Woven in between statuses and tweets of mourning were words of thanks.
Students thanked the team for a spectacular season, for a wild ride of being undefeated. They talked of what being a Buckeye is about, which is more than winning football games. And that’s the thing — as Buckeyes, we attend the greatest school in the country, and just about everyone you meet here firmly believes it.
Being a Buckeye is singing “Carmen Ohio” with your arms wrapped tight around your best friends’ waists. It’s joining student organizations that shape you into new people and bring you pride. It’s walking across the Oval and passing friends unexpectedly, and leaving with a smile on your face. It’s having a test the next day but choosing to meet your friends at Chumley’s anyway without a second thought.
It’s all-night study sessions, Buck-I-SERV trips, having friends in your classes and impromptu snowball fights. It’s jumping in Mirror Lake no matter the weather. It’s making new friends and wondering how you ever got along without them.
Being a Buckeye is yelling “O-H” in public, no matter the state or country, and receiving an “I-O” in return. It’s being accepted as you are. It’s finding your passion and having the tools to pursue it.
It’s opportunities that just don’t exist anywhere else.
So were there discouraging statuses clogging my newsfeed about how OSU played “the worst possible quarter it could play?” Yes. But the ones I saw were overwhelmingly from outsiders to this great school. And as a student, seeing those posters who don’t attend OSU is frustrating, because they don’t understand what being a Buckeye is all about.
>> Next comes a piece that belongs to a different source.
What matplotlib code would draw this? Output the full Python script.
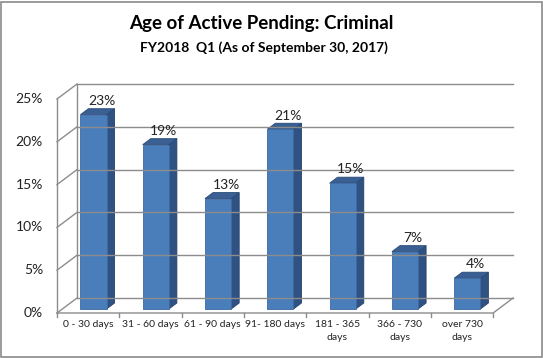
import numpy as np
import matplotlib
matplotlib.use('Agg')
import matplotlib.pyplot as plt
from matplotlib.patches import Polygon, Rectangle

plt.rcParams['font.family'] = ['Lato', 'DejaVu Sans']

# data
categories = ['0 - 30 days', '31 - 60 days', '61 - 90 days', '91- 180 days',
              '181 - 365\ndays', '366 - 730\ndays', 'over 730\ndays']
values = [22.7, 19.2, 12.9, 21.0, 14.7, 6.7, 3.6]
labels = ['23%', '19%', '13%', '21%', '15%', '7%', '4%']
yticks = [0, 5, 10, 15, 20, 25]

# fake 3d: depth z in [0,1] shifts right/up
DX, DY = 0.321, 1.752
z0, z1 = 0.267, 0.667
w = 0.42
n = len(categories)

def P(x, y, z):
    return (x + z * DX, y + z * DY)

fig = plt.figure(figsize=(5.43, 3.58), dpi=100)
ax = fig.add_axes([40 / 543, 28 / 358, 490 / 543, 260 / 358])
ax.set_xlim(-0.2729, 7.592)
ax.set_ylim(-1.986, 28.39)
ax.axis('off')

grid = '#8c8c8c'
# back wall gridlines + left wall diagonals
for t in yticks:
    ax.plot(*zip(P(0, t, 1), P(n, t, 1)), color=grid, lw=1)
    ax.plot(*zip(P(0, t, 0), P(0, t, 1)), color=grid, lw=1)
ax.plot(*zip(P(0, 0, 1), P(0, 25, 1)), color=grid, lw=1)
ax.plot(*zip(P(0, 0, 0), P(0, 25, 0)), color=grid, lw=1)
# floor
ax.plot(*zip(P(0, 0, 0), P(n, 0, 0), P(n, 0, 1)), color=grid, lw=1)
for i in range(n + 1):
    ax.plot([i, i], [0, -0.45], color=grid, lw=1)

for t in yticks:
    ax.text(-0.225, t, f'{t}%', ha='right', va='center', fontsize=10, color='#222222')

front_c, side_c, top_c = '#4a7ebb', '#2f5283', '#3a5f92'
for i, v in enumerate(values):
    xl, xr = i + 0.5 - w / 2, i + 0.5 + w / 2
    front = [P(xl, 0, z0), P(xr, 0, z0), P(xr, v, z0), P(xl, v, z0)]
    side = [P(xr, 0, z0), P(xr, 0, z1), P(xr, v, z1), P(xr, v, z0)]
    top = [P(xl, v, z0), P(xr, v, z0), P(xr, v, z1), P(xl, v, z1)]
    ax.add_patch(Polygon(side, closed=True, fc=side_c, ec='#24406a', lw=0.6))
    ax.add_patch(Polygon(top, closed=True, fc=top_c, ec='#2a4a78', lw=0.6))
    ax.add_patch(Polygon(front, closed=True, fc=front_c, ec='#3d6aa3', lw=0.6))
    cx, cy = P(i + 0.5, v, z1)
    ax.text(cx, cy + 0.2, labels[i], ha='center', va='bottom', fontsize=10, color='#222222')

for i, c in enumerate(categories):
    ax.text(i + 0.5, -0.8, c, ha='center', va='top', fontsize=7.5, color='#222222',
            linespacing=1.55)

fig.text(261 / 543, 1 - 24 / 358, 'Age of Active Pending: Criminal', ha='center', va='center',
         fontsize=13.5, fontweight='bold')
fig.text(264 / 543, 1 - 48 / 358, 'FY2018  Q1 (As of September 30, 2017)', ha='center',
         va='center', fontsize=10, fontweight='bold')

fig.add_artist(Rectangle((0.5 / 543, 1.5 / 358), 541 / 543, 355 / 358, transform=fig.transFigure,
                         fill=False, ec='#8a8a8a', lw=1.2))

fig.savefig('out.png', dpi=100)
But from members of Buckeye Nation, I was proud to see a different collective sentiment. Some were sad, in mourning, experiencing the loss personally. Yes, a few were angry, mostly from not knowing another way to react to the gut-punch that is one’s first loss in two seasons. But many praised the team on its season or described the reasons they still love being a Buckeye.
Because at OSU, we expect to win. But we still stand together when we don’t.